I hope I would encourage them to find someone if only sake of companionship.

Re: Attending the nikah of your own mother (or father)

My nani passed away when my mom was 14-15 I think, and my mom was the oldest of 4 sisters. My nana never remarried. His sister (my mom's phuppi) took care of the daughters and I must say that she did not do a justice at all, in fact pushed my mom into an early marriage so she would have less responsibilities (dont blame her also as she had 2 daughters of her own). My mom to this day wished that her father had married so he and them sisters would have a better life.

Re: Attending the nikah of your own mother (or father)

This thread remind me of a thread where how people don't want to marry a widow or divorced,

Ok let's say theres on widow with 2/3 small kids she wants to get married again,but can u imagine how hard it wud be for her to find someone to marry her?

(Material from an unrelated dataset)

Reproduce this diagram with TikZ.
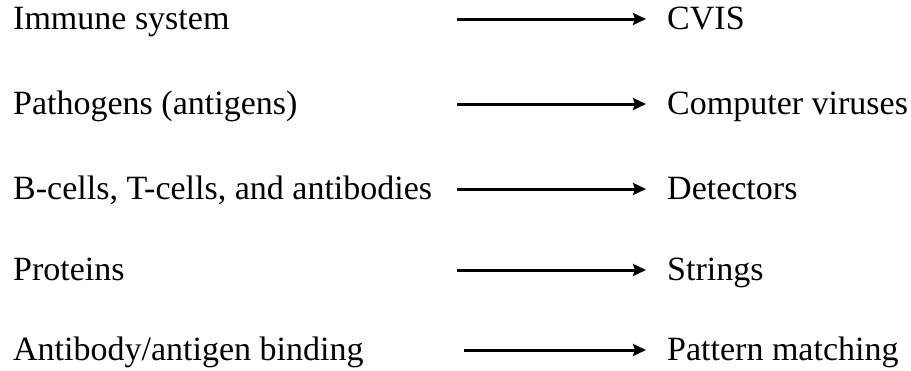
\documentclass[tikz,border=0pt]{standalone}
\usepackage{fontspec}
\setmainfont{Liberation Serif}
\usetikzlibrary{arrows.meta}
\begin{document}
\begin{tikzpicture}[x=1pt,y=1pt,
  lbl/.style={anchor=base west,inner sep=0pt,font=\fontsize{34}{40}\selectfont},
  arr/.style={line width=3pt,-{Stealth[length=13pt,width=12pt,inset=2pt]},shorten >=21pt}]
\useasboundingbox[fill=white] (0,0) rectangle (911,-370);
% rows: arrow y, baseline = arrow y + 10
\node[lbl] (l1) at (13,-29) {Immune system};
\node[lbl] (r1) at (667,-29) {CVIS};
\coordinate (s1) at (457,-19);
\node[lbl] (l2) at (13,-114) {Pathogens (antigens)};
\node[lbl] (r2) at (667,-114) {Computer viruses};
\coordinate (s2) at (457,-104);
\node[lbl] (l3) at (13,-199) {B-cells, T-cells, and antibodies};
\node[lbl] (r3) at (667,-199) {Detectors};
\coordinate (s3) at (457,-189);
\node[lbl] (l4) at (13,-280) {Proteins};
\node[lbl] (r4) at (667,-280) {Strings};
\coordinate (s4) at (457,-270);
\node[lbl] (l5) at (13,-360) {Antibody/antigen binding};
\node[lbl] (r5) at (667,-360) {Pattern matching};
\coordinate (s5) at (464,-350);
\foreach \i in {1,...,5}{
  \draw[arr] (s\i) -- (s\i -| r\i.west);
}
\end{tikzpicture}
\end{document}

Re: Attending the nikah of your own mother (or father)

I would certainly never force my mom/dad to remarry if such a situation occurs. A person can still be happy without a spouse.

Re: Attending the nikah of your own mother (or father)

yes maybe the word 'force' is not a right word. I probably shoul've used 'encourage'

Re: Attending the nikah of your own mother (or father)

i'd never do it. i don't think my mother would want to ever do it either. i don't care how selfish this sounds, but to give my mother away to someone and have him look after her where i can provide for her? never. i'd make ends meet if need be, but that's the last thing i'd think of.